Das stimmt für das Laden zu Hause, zum Beispiel über Nacht. Bisher sind vor allem Mietende und Stockwerkeigentümer im Nachteil, denn sie sind vom Goodwill des Immobilieneigentümers abhängig. Ein Recht auf eine Ladestation gibt es noch nicht. Doch das ändert sich gerade. Im Frühsommer hat das Parlament eine entsprechende Motion an den Bundesrat überwiesen, der nun Vorschläge erarbeiten muss. Solche Langsamladestationen sind wichtig, um den Bedarf an öffentlich zugänglichen Schnellladestationen und damit allzu starken Netzbelastungen zu senken. Insgesamt wächst das Netz rasant. Während es im November 2020 noch 5095 öffentlich zugängliche Ladepunkte an 2484 Standorten gab, stieg gemäss BFE die Anzahl im gleichen Monat von 2024 auf 14'838 und 6777 Standorte - allerdings ungleich verteilt. Die meisten Ladepunkte finden sich in den Kantonen Zürich, Bern und Waadt. Nur 16 Prozent sind Schnelllader mit mehr als 42 Kilowatt Ladeleistung. Im Juni 2025 weist der Branchenverband Swiss E-Mobility mehr als 16500 Ladepunkte aus. Hinzu kommen tausende weiterer nichtöffentliche Ladepunkte. Zum Vergleich: Es gibt in der Schweiz derzeit knapp 3500 Benzin-Tankstellen.

«E-Autos sind zu teuer»

Das war früher so. Heute sind die Einstiegspreise teilweise vergleichbar, so lancierte die chinesische BYD jüngst ein Modell mit mehr als 200 Kilometer Reichweite für 20000 Franken in der Schweiz – durchaus eine Option für Menschen, die keine langen Fahrten am Stück unternehmen. Deutsche Experten erwarten Gleichstand in den nächsten zwei Jahren.
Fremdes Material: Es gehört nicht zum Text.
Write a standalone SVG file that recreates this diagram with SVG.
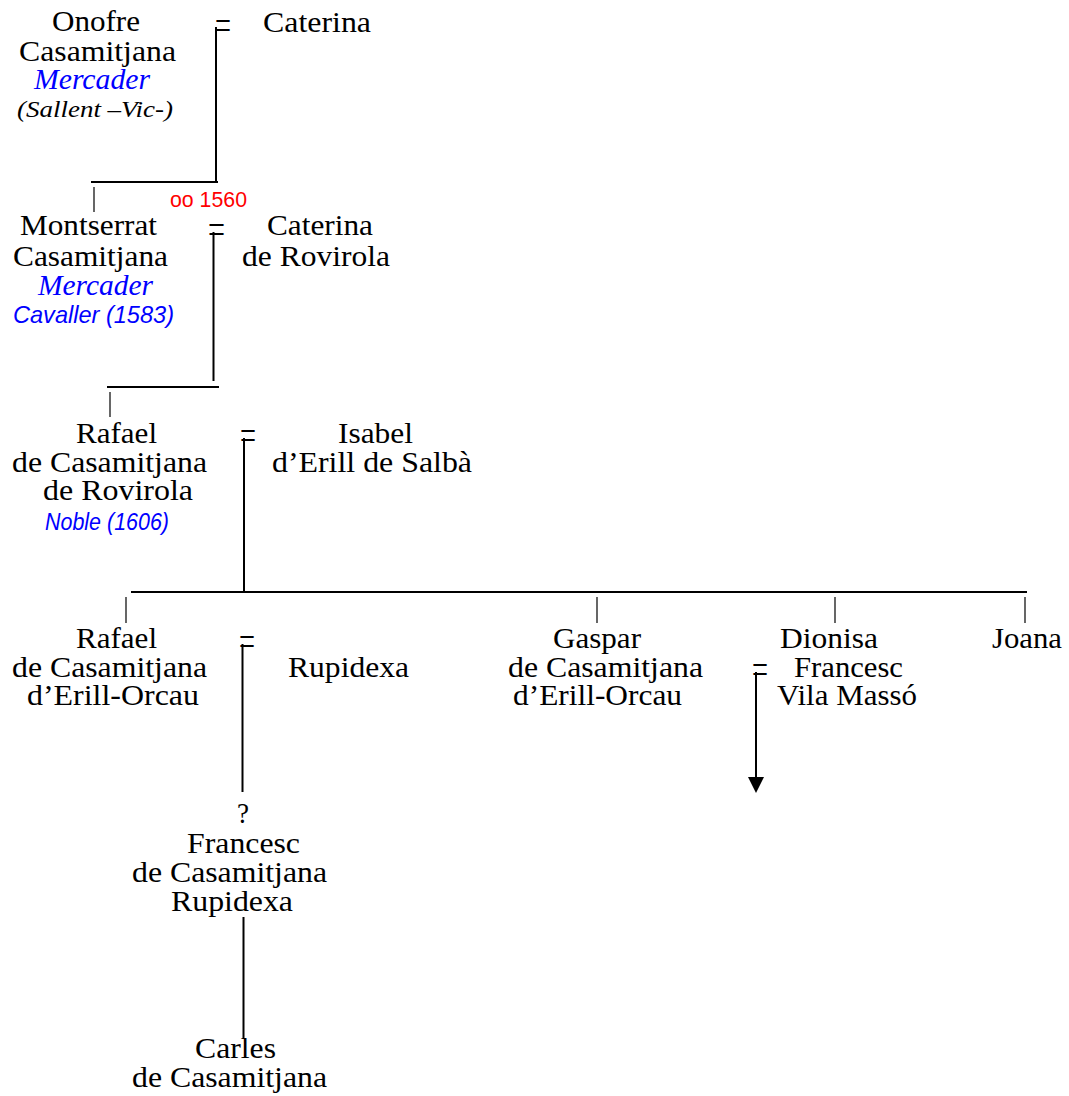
<svg xmlns="http://www.w3.org/2000/svg" width="1069" height="1096" viewBox="0 0 1069 1096">
<style>
text{font-family:'Liberation Serif','Times New Roman',Times,Tinos,'Nimbus Roman',serif;font-size:30px;fill:#000}
.bi{fill:#0000ff;font-style:italic}
.sm{font-size:23px;font-style:italic}
.ns{font-family:'Liberation Sans Narrow','Arial Narrow','Liberation Sans',Arial,sans-serif;font-style:italic;fill:#0000ff;font-size:24px}
.red{font-family:'Liberation Sans Narrow','Arial Narrow','Liberation Sans',Arial,sans-serif;fill:#ff0000;font-size:22px}
.eq{font-size:42px}
.ln{stroke:#000;stroke-width:2;fill:none}
.tk{stroke:#000;stroke-width:1.2;fill:none}
.hl{stroke:#000;stroke-width:1.8;fill:none}
</style>
<g id="connectors">
<line class="ln" x1="216" y1="27" x2="216" y2="182"/>
<line class="hl" x1="91" y1="182" x2="218" y2="182"/>
<line class="tk" x1="94" y1="187" x2="94" y2="212"/>
<line class="ln" x1="213.5" y1="232" x2="213.5" y2="381"/>
<line class="hl" x1="107" y1="387" x2="219" y2="387"/>
<line class="tk" x1="110" y1="392" x2="110" y2="417"/>
<line class="ln" x1="244" y1="438" x2="244" y2="592"/>
<line class="hl" x1="131" y1="592" x2="1027" y2="592"/>
<line class="tk" x1="126" y1="597" x2="126" y2="623"/>
<line class="tk" x1="597" y1="597" x2="597" y2="623"/>
<line class="tk" x1="835" y1="597" x2="835" y2="623"/>
<line class="tk" x1="1025" y1="597" x2="1025" y2="623"/>
<line class="ln" x1="242.5" y1="644" x2="242.5" y2="792"/>
<line class="ln" x1="756" y1="672" x2="756" y2="777" stroke-width="2.5"/>
<path d="M748,777 L764,777 L756,793 Z" fill="#000"/>
<line class="ln" x1="243.5" y1="917" x2="243.5" y2="1038" stroke-width="3"/>
</g>
<g id="onofre">
<text x="52" y="31" textLength="88" lengthAdjust="spacingAndGlyphs">Onofre</text>
<text x="19" y="61" textLength="157" lengthAdjust="spacingAndGlyphs">Casamitjana</text>
<text class="bi" x="34" y="89" textLength="116" lengthAdjust="spacingAndGlyphs">Mercader</text>
<text class="sm" x="17" y="117" textLength="156" lengthAdjust="spacingAndGlyphs">(Sallent –Vic-)</text>
</g>
<g id="eq1"><text class="eq" x="215" y="38.5" textLength="16" lengthAdjust="spacingAndGlyphs">=</text></g>
<g id="caterina1"><text x="263" y="32" textLength="108" lengthAdjust="spacingAndGlyphs">Caterina</text></g>
<g id="marriage1560"><text class="red" x="170" y="207" textLength="77" lengthAdjust="spacingAndGlyphs">oo 1560</text></g>
<g id="montserrat">
<text x="20" y="235" textLength="137" lengthAdjust="spacingAndGlyphs">Montserrat</text>
<text x="13" y="266" textLength="155" lengthAdjust="spacingAndGlyphs">Casamitjana</text>
<text class="bi" x="38" y="295" textLength="115" lengthAdjust="spacingAndGlyphs">Mercader</text>
<text class="ns" x="13" y="323" textLength="161" lengthAdjust="spacingAndGlyphs">Cavaller (1583)</text>
</g>
<g id="eq2"><text class="eq" x="208" y="243" textLength="17" lengthAdjust="spacingAndGlyphs">=</text></g>
<g id="caterina2">
<text x="267" y="235" textLength="106" lengthAdjust="spacingAndGlyphs">Caterina</text>
<text x="242" y="266" textLength="148" lengthAdjust="spacingAndGlyphs">de Rovirola</text>
</g>
<g id="rafael1">
<text x="76" y="443" textLength="81" lengthAdjust="spacingAndGlyphs">Rafael</text>
<text x="12" y="472" textLength="195" lengthAdjust="spacingAndGlyphs">de Casamitjana</text>
<text x="43" y="500" textLength="150" lengthAdjust="spacingAndGlyphs">de Rovirola</text>
<text class="ns" x="45" y="530" font-size="23" textLength="124" lengthAdjust="spacingAndGlyphs">Noble (1606)</text>
</g>
<g id="eq3"><text class="eq" x="240" y="449" textLength="16" lengthAdjust="spacingAndGlyphs">=</text></g>
<g id="isabel">
<text x="338" y="443" textLength="75" lengthAdjust="spacingAndGlyphs">Isabel</text>
<text x="272" y="472" textLength="200" lengthAdjust="spacingAndGlyphs">d’Erill de Salbà</text>
</g>
<g id="rafael2">
<text x="76" y="648" textLength="81" lengthAdjust="spacingAndGlyphs">Rafael</text>
<text x="12" y="677" textLength="195" lengthAdjust="spacingAndGlyphs">de Casamitjana</text>
<text x="27" y="705" textLength="172" lengthAdjust="spacingAndGlyphs">d’Erill-Orcau</text>
</g>
<g id="eq4"><text class="eq" x="239" y="655" textLength="16" lengthAdjust="spacingAndGlyphs">=</text></g>
<g id="rupidexa"><text x="288" y="677" textLength="121" lengthAdjust="spacingAndGlyphs">Rupidexa</text></g>
<g id="gaspar">
<text x="553" y="648" textLength="88" lengthAdjust="spacingAndGlyphs">Gaspar</text>
<text x="508" y="677" textLength="195" lengthAdjust="spacingAndGlyphs">de Casamitjana</text>
<text x="513" y="705" textLength="169" lengthAdjust="spacingAndGlyphs">d’Erill-Orcau</text>
</g>
<g id="dionisa"><text x="780" y="648" textLength="98" lengthAdjust="spacingAndGlyphs">Dionisa</text></g>
<g id="eq5"><text class="eq" x="752" y="683" textLength="16" lengthAdjust="spacingAndGlyphs">=</text></g>
<g id="francesc-vila">
<text x="794" y="677" textLength="109" lengthAdjust="spacingAndGlyphs">Francesc</text>
<text x="777" y="705" textLength="140" lengthAdjust="spacingAndGlyphs">Vila Massó</text>
</g>
<g id="joana"><text x="992" y="648" textLength="70" lengthAdjust="spacingAndGlyphs">Joana</text></g>
<g id="francesc">
<text x="237" y="823" textLength="12" lengthAdjust="spacingAndGlyphs">?</text>
<text x="187" y="853" textLength="113" lengthAdjust="spacingAndGlyphs">Francesc</text>
<text x="132" y="882" textLength="195" lengthAdjust="spacingAndGlyphs">de Casamitjana</text>
<text x="171" y="911" textLength="122" lengthAdjust="spacingAndGlyphs">Rupidexa</text>
</g>
<g id="carles">
<text x="195" y="1058" textLength="81" lengthAdjust="spacingAndGlyphs">Carles</text>
<text x="132" y="1087" textLength="195" lengthAdjust="spacingAndGlyphs">de Casamitjana</text>
</g>
</svg>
Sind die Einstiegspreise je nach Modell aktuell höher, relativieren sich die Kosten über die gesamte Nutzungszeit. E-Autos fallen weniger aus, weil sie mechanisch viel einfacher als Verbrenner sind. Die Servicekosten sinken stark. Zudem liegen die Stromkosten unter jenen von Benzin, rund einen bis zwei Drittel. Das teuerste sind beim E-Auto wohl die Reifenwechsel.

 

 

Fünftes Rad

Gute Informationsquellen sind wie das fünfte Rad im Kofferraum. Nützlich.

Tipp

Batterie richtig laden

Eine neue Studie der Rheinisch-Westfälischen Technischen Hochschule Aachen (RWTH) zeigt: sofortiges Laden auf 100 Prozent ist punkto Batteriealterung und finanziellen Mehrwerten für E-Auto-Akkus am schlechtesten. Die Batterie sollte deshalb nicht dauernd im 100-Prozent-Bereich liegen. Intelligentes Laden hingegen schützt den Akku, etwa Nachladen nur dann, wenn der Strompreis günstig ist oder das Netz nicht überlastet ist. V1G nennt sich die Technologie, die aber noch wenig verbreitet ist. Darum gilt: Stellen Sie ein Ladelimit von weniger als 100 Prozent ein und laden Sie die Batterie nur dann voll auf, wenn unbedingt notwendig.